I just published Post-It Dreams https://link.medium.com/YNWhXe9X29
I have been thinking about the Post-it notes detail in Rukmini Callimachi's story on Breonna Taylor ever since it was published. https://www.nytimes.com/2020/08/30/us/breonna-taylor-police-killing.html
It is the kind of detail that haunts me. It took me a couple of weeks ago to get to the root of the haunting. Post-it notes are about actualizing, yes. They are also about *buy-in*. In the smallest ways, Breonna had bought into the entire ball of wax:
the metaphors of mobility, the aspirations, the social contract. Misanthropes and fatalists don't strategize futures with Post-it notes. Writing your life onto a Post-it is an oddly hopeful thing to do.
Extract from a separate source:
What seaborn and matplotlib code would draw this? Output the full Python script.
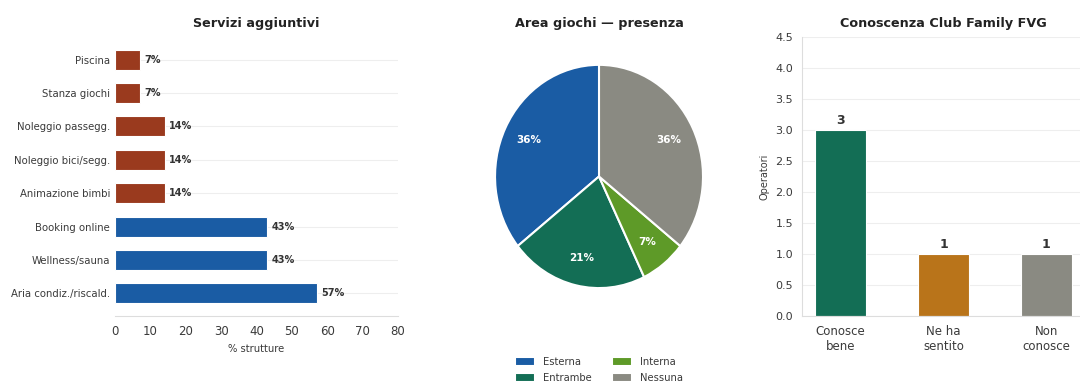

Her hope just sat in my stomach, still sits there. She looks like my cousins and like the girl-women who come to me at my mom's church wanting the scoop on college or student loans or some boy she is dragging behind her.
All of the ways that Black women buy-in and then struggle to map out the structure's weakest points, knowing intuitively that those weaknesses are our only hope for a little peace and happiness.
Those tiny structural weaknesses on tiny scraps of sticky paper haunt me because even that was too much for a Black woman to hope for.